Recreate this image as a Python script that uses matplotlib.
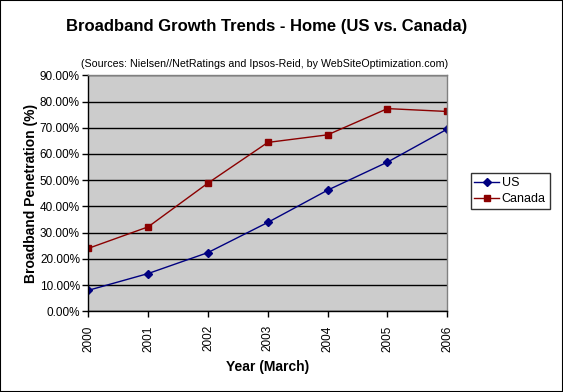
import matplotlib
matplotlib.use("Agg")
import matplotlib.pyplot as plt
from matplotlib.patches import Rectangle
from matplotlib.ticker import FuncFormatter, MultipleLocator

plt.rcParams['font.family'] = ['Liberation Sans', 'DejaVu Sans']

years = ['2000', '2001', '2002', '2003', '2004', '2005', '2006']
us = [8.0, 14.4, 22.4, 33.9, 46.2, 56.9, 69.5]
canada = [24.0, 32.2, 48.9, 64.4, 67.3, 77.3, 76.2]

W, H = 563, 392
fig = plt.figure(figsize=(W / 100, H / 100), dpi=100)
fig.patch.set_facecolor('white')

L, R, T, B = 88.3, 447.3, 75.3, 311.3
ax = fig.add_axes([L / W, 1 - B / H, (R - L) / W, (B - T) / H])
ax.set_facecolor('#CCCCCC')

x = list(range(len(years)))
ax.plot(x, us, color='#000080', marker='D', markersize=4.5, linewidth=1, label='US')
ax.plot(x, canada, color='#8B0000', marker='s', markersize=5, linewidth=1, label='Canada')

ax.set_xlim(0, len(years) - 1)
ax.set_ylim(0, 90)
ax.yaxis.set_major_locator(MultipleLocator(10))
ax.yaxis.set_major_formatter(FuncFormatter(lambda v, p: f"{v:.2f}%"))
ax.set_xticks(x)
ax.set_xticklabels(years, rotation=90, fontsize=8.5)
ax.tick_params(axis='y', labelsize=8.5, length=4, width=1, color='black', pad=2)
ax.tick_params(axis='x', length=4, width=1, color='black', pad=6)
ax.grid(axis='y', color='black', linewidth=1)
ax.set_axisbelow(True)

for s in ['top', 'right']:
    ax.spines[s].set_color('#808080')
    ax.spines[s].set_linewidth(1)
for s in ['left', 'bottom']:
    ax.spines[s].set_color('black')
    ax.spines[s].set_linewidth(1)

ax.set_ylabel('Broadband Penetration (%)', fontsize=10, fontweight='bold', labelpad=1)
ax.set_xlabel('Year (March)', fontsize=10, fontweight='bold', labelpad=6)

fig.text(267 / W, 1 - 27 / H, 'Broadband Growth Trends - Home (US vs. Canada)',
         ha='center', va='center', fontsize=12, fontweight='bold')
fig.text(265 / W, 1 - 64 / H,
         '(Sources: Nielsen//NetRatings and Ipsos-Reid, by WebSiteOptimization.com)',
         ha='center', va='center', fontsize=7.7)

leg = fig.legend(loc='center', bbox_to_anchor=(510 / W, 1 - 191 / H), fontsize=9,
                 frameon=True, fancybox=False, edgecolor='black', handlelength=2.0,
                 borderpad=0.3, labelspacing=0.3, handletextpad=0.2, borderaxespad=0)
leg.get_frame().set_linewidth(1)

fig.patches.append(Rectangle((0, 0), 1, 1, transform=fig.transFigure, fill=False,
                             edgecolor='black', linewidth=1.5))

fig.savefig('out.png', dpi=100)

TASK TO COMPLETE – From the top of the listing above, repeat each line exactly until you reach the line containing "ax.set_axisbelow(True)", and repeat that one too. Leave the pictures out.

RESULT BELOW –
Recreate this image as a Python script that uses matplotlib.
import matplotlib
matplotlib.use("Agg")
import matplotlib.pyplot as plt
from matplotlib.patches import Rectangle
from matplotlib.ticker import FuncFormatter, MultipleLocator

plt.rcParams['font.family'] = ['Liberation Sans', 'DejaVu Sans']

years = ['2000', '2001', '2002', '2003', '2004', '2005', '2006']
us = [8.0, 14.4, 22.4, 33.9, 46.2, 56.9, 69.5]
canada = [24.0, 32.2, 48.9, 64.4, 67.3, 77.3, 76.2]

W, H = 563, 392
fig = plt.figure(figsize=(W / 100, H / 100), dpi=100)
fig.patch.set_facecolor('white')

L, R, T, B = 88.3, 447.3, 75.3, 311.3
ax = fig.add_axes([L / W, 1 - B / H, (R - L) / W, (B - T) / H])
ax.set_facecolor('#CCCCCC')

x = list(range(len(years)))
ax.plot(x, us, color='#000080', marker='D', markersize=4.5, linewidth=1, label='US')
ax.plot(x, canada, color='#8B0000', marker='s', markersize=5, linewidth=1, label='Canada')

ax.set_xlim(0, len(years) - 1)
ax.set_ylim(0, 90)
ax.yaxis.set_major_locator(MultipleLocator(10))
ax.yaxis.set_major_formatter(FuncFormatter(lambda v, p: f"{v:.2f}%"))
ax.set_xticks(x)
ax.set_xticklabels(years, rotation=90, fontsize=8.5)
ax.tick_params(axis='y', labelsize=8.5, length=4, width=1, color='black', pad=2)
ax.tick_params(axis='x', length=4, width=1, color='black', pad=6)
ax.grid(axis='y', color='black', linewidth=1)
ax.set_axisbelow(True)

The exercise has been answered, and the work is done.